__WHAT IS EXPECTED__.
Copy each line that holds "chart".

__DATA LINES__.

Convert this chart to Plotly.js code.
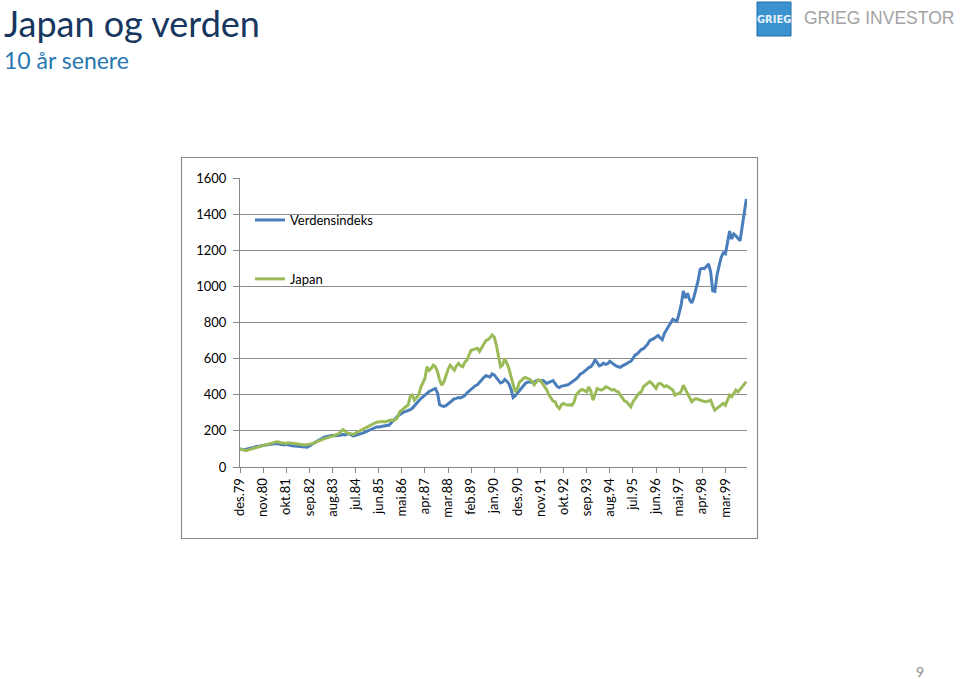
<!DOCTYPE html>
<html>
<head>
<meta charset="utf-8">
<script src="https://cdn.plot.ly/plotly-3.0.1.min.js"></script>
<style>
  html, body { margin: 0; padding: 0; background: #ffffff; }
  #chart { width: 960px; height: 679px; }
</style>
</head>
<body>
<div id="chart"></div>
<script>
// ---- Data (monthly, des.79 .. jan.00) ----
const monthNames = ['jan','feb','mar','apr','mai','jun','jul','aug','sep','okt','nov','des'];
const startYear = 1979, startMonth = 11, nPoints = 242;

const tickLabels = ['des.79','nov.80','okt.81','sep.82','aug.83','jul.84','jun.85','mai.86',
  'apr.87','mar.88','feb.89','jan.90','des.90','nov.91','okt.92','sep.93','aug.94','jul.95',
  'jun.96','mai.97','apr.98','mar.99'];

const verdensindeks = [
  100, 97, 95, 98, 100, 102,
  105, 110, 115, 113, 118, 120,
  122, 124, 122, 126, 128, 130,
  128, 126, 120, 122, 125, 124,
  120, 118, 116, 115, 113, 112,
  111, 112, 110, 116, 122, 130,
  138, 145, 150, 158, 165, 168,
  172, 174, 175, 173, 176, 175,
  177, 180, 178, 183, 186, 178,
  172, 175, 180, 183, 186, 190,
  195, 200, 205, 212, 218, 222,
  222, 224, 228, 226, 228, 232,
  245, 255, 268, 282, 290, 298,
  305, 308, 312, 318, 325, 340,
  355, 365, 378, 390, 400, 408,
  418, 425, 430, 435, 410, 345,
  338, 335, 340, 350, 360, 372,
  378, 380, 385, 382, 390, 395,
  410, 420, 435, 445, 450, 455,
  470, 480, 495, 505, 500, 498,
  515, 510, 495, 480, 465, 470,
  485, 475, 460, 430, 385, 395,
  410, 420, 435, 455, 465, 470,
  472, 468, 470, 478, 480, 476,
  480, 472, 462, 468, 475, 478,
  462, 445, 440, 448, 450, 452,
  455, 462, 470, 478, 488, 500,
  515, 520, 530, 545, 550, 555,
  570, 595, 575, 560, 565, 575,
  568, 572, 585, 575, 568, 560,
  555, 552, 560, 565, 572, 580,
  585, 600, 620, 625, 640, 650,
  655, 668, 680, 700, 705, 712,
  720, 728, 715, 705, 740, 760,
  780, 800, 818, 812, 808, 850,
  900, 975, 935, 962, 925, 908,
  940, 985, 1030, 1095, 1100, 1098,
  1110, 1124, 1080, 975, 972, 1060,
  1113, 1160, 1185, 1180, 1240, 1306,
  1262, 1290, 1280, 1268, 1252, 1330,
  1400, 1484
];

const japan = [
  100, 96, 93, 90, 95, 98,
  102, 106, 111, 110, 114, 118,
  120, 124, 126, 128, 135, 139,
  140, 136, 133, 131, 130, 134,
  132, 134, 130, 126, 124, 122,
  120, 122, 124, 126, 128, 130,
  135, 142, 148, 152, 156, 160,
  163, 165, 168, 175, 180, 185,
  195, 207, 200, 188, 185, 182,
  180, 188, 195, 200, 206, 212,
  218, 225, 232, 238, 242, 248,
  250, 248, 252, 250, 256, 258,
  260, 258, 262, 275, 305, 318,
  325, 335, 342, 390, 398, 370,
  385, 398, 440, 465, 490, 555,
  535, 545, 564, 555, 527, 481,
  453, 470, 509, 540, 564, 550,
  536, 560, 573, 560, 555, 580,
  592, 620, 646, 650, 655, 657,
  640, 660, 686, 700, 705, 715,
  731, 720, 675, 620, 555, 565,
  600, 575, 545, 500, 464, 416,
  434, 470, 480, 492, 495, 492,
  485, 473, 455, 470, 483, 478,
  460, 440, 427, 400, 379, 365,
  361, 335, 324, 345, 352, 345,
  343, 345, 342, 360, 400, 416,
  425, 429, 420, 416, 444, 420,
  370, 400, 435, 430, 426, 432,
  444, 440, 432, 426, 430, 420,
  416, 400, 379, 365, 361, 345,
  333, 360, 379, 398, 410, 416,
  444, 455, 463, 472, 463, 450,
  435, 460, 463, 455, 444, 450,
  444, 435, 426, 398, 405, 407,
  420, 453, 430, 407, 380, 361,
  372, 379, 375, 370, 365, 362,
  361, 365, 370, 340, 315, 325,
  333, 345, 352, 342, 370, 398,
  389, 410, 426, 416, 430, 444,
  455, 472
];

// category labels for each month
const categories = [];
for (let i = 0; i < nPoints; i++) {
  const m = (startMonth + i) % 12;
  const y = (startYear + Math.floor((startMonth + i) / 12)) % 100;
  categories.push(monthNames[m] + '.' + String(y).padStart(2, '0'));
}

// ---- Layout geometry (pixels) ----
const W = 960, H = 679;
const plotL = 240, plotR = 747, plotT = 178, plotB = 467;
const pw = plotR - plotL, ph = plotB - plotT;
const px = v => (v - plotL) / pw;
const py = v => (plotB - v) / ph;

const FONT = 'Lato, "Open Sans", sans-serif';

const traces = [
  {
    x: categories, y: verdensindeks, name: 'Verdensindeks', type: 'scatter', mode: 'lines',
    line: { color: '#4A7EBB', width: 3 }, legendgroup: 'a'
  },
  {
    x: categories, y: japan, name: 'Japan', type: 'scatter', mode: 'lines',
    line: { color: '#9BBB59', width: 3 }, legendgroup: 'b'
  }
];

const layout = {
  width: W, height: H,
  margin: { l: plotL, r: W - plotR, t: plotT, b: H - plotB, pad: 0 },
  paper_bgcolor: '#ffffff', plot_bgcolor: '#ffffff',
  font: { family: FONT, size: 13, color: '#000000' },
  showlegend: true,
  legend: {
    x: px(250), y: py(205), xanchor: 'left', yanchor: 'top',
    bgcolor: 'rgba(0,0,0,0)', tracegroupgap: 39,
    font: { family: FONT, size: 13, color: '#000000' }
  },
  xaxis: {
    type: 'category', range: [0, nPoints - 0.7],
    tickmode: 'array', tickvals: tickLabels, ticktext: tickLabels,
    tickangle: -90, ticks: 'outside', ticklen: 5, tickcolor: '#868686',
    showline: true, linecolor: '#868686', linewidth: 1,
    showgrid: false, zeroline: false,
    tickfont: { family: FONT, size: 13, color: '#000000' },
    fixedrange: true
  },
  yaxis: {
    range: [0, 1600], dtick: 200, tick0: 0,
    ticks: 'outside', ticklen: 6, tickcolor: '#868686',
    showline: true, linecolor: '#868686', linewidth: 1,
    showgrid: true, gridcolor: '#8C8C8C', gridwidth: 1,
    zeroline: false, ticklabelstandoff: 4,
    tickfont: { family: FONT, size: 13, color: '#000000' },
    fixedrange: true
  },
  shapes: [
    // chart frame
    { type: 'rect', xref: 'paper', yref: 'paper', x0: px(181.5), x1: px(757.5), y0: py(538.5), y1: py(157.5),
      line: { color: '#8a8a8a', width: 1.2 }, fillcolor: 'rgba(0,0,0,0)', layer: 'below' },
    // logo square
    { type: 'rect', xref: 'paper', yref: 'paper', x0: px(757), x1: px(791), y0: py(36), y1: py(2),
      line: { color: '#1F6FA8', width: 1 }, fillcolor: '#3A93CF', layer: 'above' }
  ],
  annotations: [
    { text: 'Japan og verden', xref: 'paper', yref: 'paper', x: px(3), y: py(0),
      xanchor: 'left', yanchor: 'top', showarrow: false, borderpad: 0,
      font: { family: FONT, size: 36, color: '#17375E' } },
    { text: '10 år senere', xref: 'paper', yref: 'paper', x: px(2), y: py(44),
      xanchor: 'left', yanchor: 'top', showarrow: false,
      font: { family: FONT, size: 23, color: '#2777B3' } },
    { text: '<b>GRIEG</b>', xref: 'paper', yref: 'paper', x: px(774), y: py(19),
      xanchor: 'center', yanchor: 'middle', showarrow: false,
      font: { family: '"DejaVu Sans Condensed", "DejaVu Sans", sans-serif', size: 11, color: '#e6f3fc' } },
    { text: 'GRIEG INVESTOR', xref: 'paper', yref: 'paper', x: px(802), y: py(18),
      xanchor: 'left', yanchor: 'middle', showarrow: false,
      font: { family: '"Liberation Sans", Arial, sans-serif', size: 17.5, color: '#A3A3A3' } },
    { text: '9', xref: 'paper', yref: 'paper', x: px(920), y: py(671),
      xanchor: 'center', yanchor: 'middle', showarrow: false,
      font: { family: FONT, size: 14, color: '#8C8C8C' } }
  ]
};

Plotly.newPlot('chart', traces, layout, { displayModeBar: false, staticPlot: true });
</script>
</body>
</html>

__RESULT FOR THIS EXERCISE__.
Convert this chart to Plotly.js code.
  #chart { width: 960px; height: 679px; }
<div id="chart"></div>
    // chart frame
Plotly.newPlot('chart', traces, layout, { displayModeBar: false, staticPlot: true });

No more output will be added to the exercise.